The 2018 Spanish grand prix was not an instant classic and you can safely delete it from your DVR. But there were a few interesting developments worthy of a closer look.
Pirelli has finally brought tyres that are soft enough to mix up the strategies. The red Supersoft tyres were picked by the teams at the highest rate, but during free practice, the teams realized that the Supersoft was not much faster than the yellow Softs. This was true enough that the Ferraris and Ricciardo of the Red Bulls used the Soft in Q3 when they were trying to set their fastest lap. And considering that the Soft was as fast as the Supersoft and degraded more slowly, it was clearly the preferred race tyre.
Sadly for fans of race strategy, the top 3 cars were all able to make the race on only one-stop, which is something we thought we’d never see at the Spanish grand prix. But the one-stop strategy has to be chalked up to good tyre management by the drivers, as Vettel was tough on his front left tyre and forced into a second stop.
So kudos to Pirelli for bringing tyres soft enough that the softest compound was not the default tyre, that drivers could race the tyres without them falling apart but they weren’t so robust that tyre wear was irrelevant (see Vettel).
Haas is looking like it has a formidable car. Let’s put Grosjean aside for a second because the guy simply cannot drive. Magnussen, the other Haas driver was not able to pressure the top three teams but he was head and shoulders faster than the other Midfield teams. In fact, he raced alone all Sunday. Barcelona is considered a fair test of the car’s overall ability, so Haas may be running away with the coveted title of best-of-the-rest.
McLaren’s upgrades paid dividends and it looks like McLaren and Renault are on very equal terms. Alonso and Sainz had a good battle for much of the day. Hulkenberg was taken out on lap 1 through no fault of his own or he probably would have been there too. It’s not surprising that he’s not at Alonso’s level, but Vandoorne is not showing the pace he needs to in order to keep his seat going forward.
Grosjean seemed to lose downforce on his front wing as his teammate drifted across his line in turn 3. Almost all the drivers were struggling with grip on the first lap, so no shame there. But then, instead of spinning off the track, Grosjean floored the accelerator in a misguided attempt to stop the spin and get back on track. It was hopeless and all he accomplished was “fogging” the track with his burning rubber,
thereby blinding the other drivers, and putting his car directly in the middle of the track. Grosjean’s boneheaded move took out Hulkenberg and Pierre Gasly (Toro Rosso). The steward’s agreed that Grosjean’s decision to floor it was wrong and assessed him a three grid spot penalty at the next race at Monaco.

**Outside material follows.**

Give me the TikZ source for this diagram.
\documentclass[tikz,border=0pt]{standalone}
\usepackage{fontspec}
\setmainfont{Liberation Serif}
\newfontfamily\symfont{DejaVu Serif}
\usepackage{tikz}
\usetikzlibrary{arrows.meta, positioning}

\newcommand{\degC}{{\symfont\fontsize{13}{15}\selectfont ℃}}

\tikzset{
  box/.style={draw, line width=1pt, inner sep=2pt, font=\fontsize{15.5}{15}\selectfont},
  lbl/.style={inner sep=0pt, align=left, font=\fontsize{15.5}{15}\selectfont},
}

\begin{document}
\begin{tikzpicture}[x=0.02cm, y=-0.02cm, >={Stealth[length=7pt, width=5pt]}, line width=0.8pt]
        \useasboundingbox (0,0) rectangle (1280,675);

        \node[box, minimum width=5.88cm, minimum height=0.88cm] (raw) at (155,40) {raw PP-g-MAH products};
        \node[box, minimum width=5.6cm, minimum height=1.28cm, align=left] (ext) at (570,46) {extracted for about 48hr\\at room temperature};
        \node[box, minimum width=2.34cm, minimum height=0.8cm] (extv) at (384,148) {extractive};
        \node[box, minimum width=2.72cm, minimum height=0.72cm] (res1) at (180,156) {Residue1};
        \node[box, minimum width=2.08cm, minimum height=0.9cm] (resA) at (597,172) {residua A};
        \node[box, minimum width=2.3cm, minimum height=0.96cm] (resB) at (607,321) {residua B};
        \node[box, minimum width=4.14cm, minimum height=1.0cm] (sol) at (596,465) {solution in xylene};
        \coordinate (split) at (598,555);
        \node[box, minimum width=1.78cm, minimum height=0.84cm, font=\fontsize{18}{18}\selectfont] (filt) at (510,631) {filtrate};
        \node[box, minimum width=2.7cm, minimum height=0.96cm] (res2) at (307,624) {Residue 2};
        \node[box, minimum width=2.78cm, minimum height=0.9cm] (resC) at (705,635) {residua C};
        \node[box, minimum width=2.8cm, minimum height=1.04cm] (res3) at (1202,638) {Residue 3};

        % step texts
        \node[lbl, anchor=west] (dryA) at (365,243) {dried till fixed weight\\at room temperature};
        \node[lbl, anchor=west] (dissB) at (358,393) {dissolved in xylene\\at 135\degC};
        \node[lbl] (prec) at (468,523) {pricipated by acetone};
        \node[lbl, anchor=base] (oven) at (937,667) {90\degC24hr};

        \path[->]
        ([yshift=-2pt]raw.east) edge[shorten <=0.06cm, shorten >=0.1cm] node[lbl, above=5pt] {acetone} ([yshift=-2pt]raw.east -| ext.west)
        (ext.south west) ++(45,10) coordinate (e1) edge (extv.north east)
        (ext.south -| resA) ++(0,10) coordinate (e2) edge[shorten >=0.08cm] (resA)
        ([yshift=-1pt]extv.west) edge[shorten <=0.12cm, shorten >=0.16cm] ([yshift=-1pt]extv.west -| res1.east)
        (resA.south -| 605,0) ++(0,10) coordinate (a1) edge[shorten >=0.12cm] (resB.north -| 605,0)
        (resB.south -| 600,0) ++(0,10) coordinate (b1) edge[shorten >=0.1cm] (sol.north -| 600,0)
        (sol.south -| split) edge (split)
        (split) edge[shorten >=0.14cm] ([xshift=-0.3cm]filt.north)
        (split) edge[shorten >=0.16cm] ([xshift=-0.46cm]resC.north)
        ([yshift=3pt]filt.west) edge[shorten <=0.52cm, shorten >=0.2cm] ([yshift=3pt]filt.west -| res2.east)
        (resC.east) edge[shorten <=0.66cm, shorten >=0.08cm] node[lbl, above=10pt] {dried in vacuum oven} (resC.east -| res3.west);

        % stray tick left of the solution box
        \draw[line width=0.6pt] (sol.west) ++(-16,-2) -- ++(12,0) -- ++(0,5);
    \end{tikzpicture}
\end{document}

Grosjean was right to sit on the side of the track by himself with his crash helmet on for a long time after the crash. He needs a time out to think about what he is doing out there. The start of the 2018 campaign has been abysmal for him and Haas would do well to put a more steady driver behind the wheel of its fast car.
Hamilton looked great out there on Sunday and was never under pressure. Kudos to him, but let’s hope this does not augur a return to the boring days where Lewis vs. the field was an even-odds bet.

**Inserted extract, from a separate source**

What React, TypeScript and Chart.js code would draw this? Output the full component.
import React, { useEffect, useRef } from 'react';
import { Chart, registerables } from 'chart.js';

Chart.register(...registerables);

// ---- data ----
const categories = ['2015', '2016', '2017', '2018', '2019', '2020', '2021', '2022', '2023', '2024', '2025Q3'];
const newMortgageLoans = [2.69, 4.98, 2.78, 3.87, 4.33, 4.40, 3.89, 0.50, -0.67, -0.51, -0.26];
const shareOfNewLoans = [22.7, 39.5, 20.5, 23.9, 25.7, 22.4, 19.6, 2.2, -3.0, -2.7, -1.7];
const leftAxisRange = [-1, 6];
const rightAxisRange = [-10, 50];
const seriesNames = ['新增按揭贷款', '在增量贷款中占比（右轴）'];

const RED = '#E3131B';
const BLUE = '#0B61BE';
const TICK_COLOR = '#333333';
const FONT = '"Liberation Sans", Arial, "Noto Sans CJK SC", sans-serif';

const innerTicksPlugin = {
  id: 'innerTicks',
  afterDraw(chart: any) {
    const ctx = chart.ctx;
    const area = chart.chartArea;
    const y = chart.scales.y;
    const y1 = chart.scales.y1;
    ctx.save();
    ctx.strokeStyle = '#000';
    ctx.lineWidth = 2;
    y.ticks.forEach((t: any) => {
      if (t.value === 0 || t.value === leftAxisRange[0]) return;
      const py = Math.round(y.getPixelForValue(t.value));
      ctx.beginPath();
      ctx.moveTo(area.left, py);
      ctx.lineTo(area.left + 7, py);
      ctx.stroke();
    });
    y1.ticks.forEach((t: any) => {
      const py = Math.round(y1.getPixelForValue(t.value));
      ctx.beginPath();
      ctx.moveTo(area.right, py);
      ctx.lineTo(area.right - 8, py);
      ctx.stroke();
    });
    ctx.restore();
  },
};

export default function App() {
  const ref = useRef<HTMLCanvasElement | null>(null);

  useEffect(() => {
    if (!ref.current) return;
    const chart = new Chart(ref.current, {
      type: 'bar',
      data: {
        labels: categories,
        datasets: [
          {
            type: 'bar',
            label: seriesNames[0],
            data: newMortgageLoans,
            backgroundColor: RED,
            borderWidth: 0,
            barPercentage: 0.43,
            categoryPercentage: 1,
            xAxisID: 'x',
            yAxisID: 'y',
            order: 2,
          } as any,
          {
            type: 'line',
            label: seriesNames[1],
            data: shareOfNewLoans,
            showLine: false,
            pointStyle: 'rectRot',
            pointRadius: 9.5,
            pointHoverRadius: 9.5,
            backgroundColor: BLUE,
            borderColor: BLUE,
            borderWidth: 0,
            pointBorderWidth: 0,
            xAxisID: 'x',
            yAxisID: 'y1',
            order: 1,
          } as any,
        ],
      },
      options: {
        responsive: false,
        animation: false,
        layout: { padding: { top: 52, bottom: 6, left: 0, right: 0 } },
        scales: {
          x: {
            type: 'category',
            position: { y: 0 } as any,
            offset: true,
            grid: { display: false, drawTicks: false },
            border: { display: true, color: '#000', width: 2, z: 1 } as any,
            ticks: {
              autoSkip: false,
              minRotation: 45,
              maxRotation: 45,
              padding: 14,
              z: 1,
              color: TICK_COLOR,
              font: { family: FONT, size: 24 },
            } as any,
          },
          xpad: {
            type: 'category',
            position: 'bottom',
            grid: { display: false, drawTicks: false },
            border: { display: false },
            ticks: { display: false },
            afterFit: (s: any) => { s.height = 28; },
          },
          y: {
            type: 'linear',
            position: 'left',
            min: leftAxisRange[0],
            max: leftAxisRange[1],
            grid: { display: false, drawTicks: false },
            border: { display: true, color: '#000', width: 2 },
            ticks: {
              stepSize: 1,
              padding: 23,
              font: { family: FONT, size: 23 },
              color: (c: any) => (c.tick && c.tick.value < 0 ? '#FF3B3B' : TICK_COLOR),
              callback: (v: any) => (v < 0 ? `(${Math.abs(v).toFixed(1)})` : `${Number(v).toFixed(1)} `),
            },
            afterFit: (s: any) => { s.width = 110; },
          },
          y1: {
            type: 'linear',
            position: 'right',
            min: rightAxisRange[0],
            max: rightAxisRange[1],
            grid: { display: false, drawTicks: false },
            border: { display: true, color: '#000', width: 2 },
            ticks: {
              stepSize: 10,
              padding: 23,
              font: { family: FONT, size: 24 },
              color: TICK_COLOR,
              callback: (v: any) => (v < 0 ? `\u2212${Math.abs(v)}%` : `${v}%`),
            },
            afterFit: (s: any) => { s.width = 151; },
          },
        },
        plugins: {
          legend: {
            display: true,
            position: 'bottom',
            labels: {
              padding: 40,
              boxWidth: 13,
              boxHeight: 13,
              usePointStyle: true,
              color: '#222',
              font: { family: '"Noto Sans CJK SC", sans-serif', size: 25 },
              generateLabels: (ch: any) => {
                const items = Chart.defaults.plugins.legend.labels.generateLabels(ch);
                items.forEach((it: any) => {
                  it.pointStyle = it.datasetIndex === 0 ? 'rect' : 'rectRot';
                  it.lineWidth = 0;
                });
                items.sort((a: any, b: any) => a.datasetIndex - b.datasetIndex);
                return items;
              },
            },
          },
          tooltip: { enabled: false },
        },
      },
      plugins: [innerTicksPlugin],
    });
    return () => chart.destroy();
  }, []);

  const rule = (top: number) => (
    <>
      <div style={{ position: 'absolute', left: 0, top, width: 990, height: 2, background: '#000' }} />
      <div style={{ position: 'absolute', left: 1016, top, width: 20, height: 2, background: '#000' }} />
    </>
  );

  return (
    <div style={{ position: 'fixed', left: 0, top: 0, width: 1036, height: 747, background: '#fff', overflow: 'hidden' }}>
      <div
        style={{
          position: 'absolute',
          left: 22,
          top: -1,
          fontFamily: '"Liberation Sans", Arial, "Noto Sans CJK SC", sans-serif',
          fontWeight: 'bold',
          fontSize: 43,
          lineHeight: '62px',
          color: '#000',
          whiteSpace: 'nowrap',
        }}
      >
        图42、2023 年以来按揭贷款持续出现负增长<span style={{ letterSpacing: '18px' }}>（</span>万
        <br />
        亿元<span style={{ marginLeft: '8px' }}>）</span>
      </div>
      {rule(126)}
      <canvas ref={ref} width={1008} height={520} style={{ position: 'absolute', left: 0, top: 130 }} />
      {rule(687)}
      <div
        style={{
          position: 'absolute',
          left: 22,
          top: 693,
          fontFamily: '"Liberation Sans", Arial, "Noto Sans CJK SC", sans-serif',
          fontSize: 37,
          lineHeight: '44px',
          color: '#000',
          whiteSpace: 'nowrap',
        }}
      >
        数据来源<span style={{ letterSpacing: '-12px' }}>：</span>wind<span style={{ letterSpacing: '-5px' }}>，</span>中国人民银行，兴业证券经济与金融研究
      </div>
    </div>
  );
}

The red cars did not have a good race. Vettel’s power unit seems fine, so let’s assume that Raikkonen’s engine woes (x2 on the weekend) were a fluke that can be resolved. But the lack of race pace and the high tyre wear are worrying indicators that the Ferrari is not the best car on track that many assumed it to be through the first four races. Spain was the first race of 2018 in which Ferrari was absent from the podium. The Tifosi will want to make sure this doesn’t become a trend. Ferrari was 1-2 at Monaco last year, so we’ll see what they can do at the next race.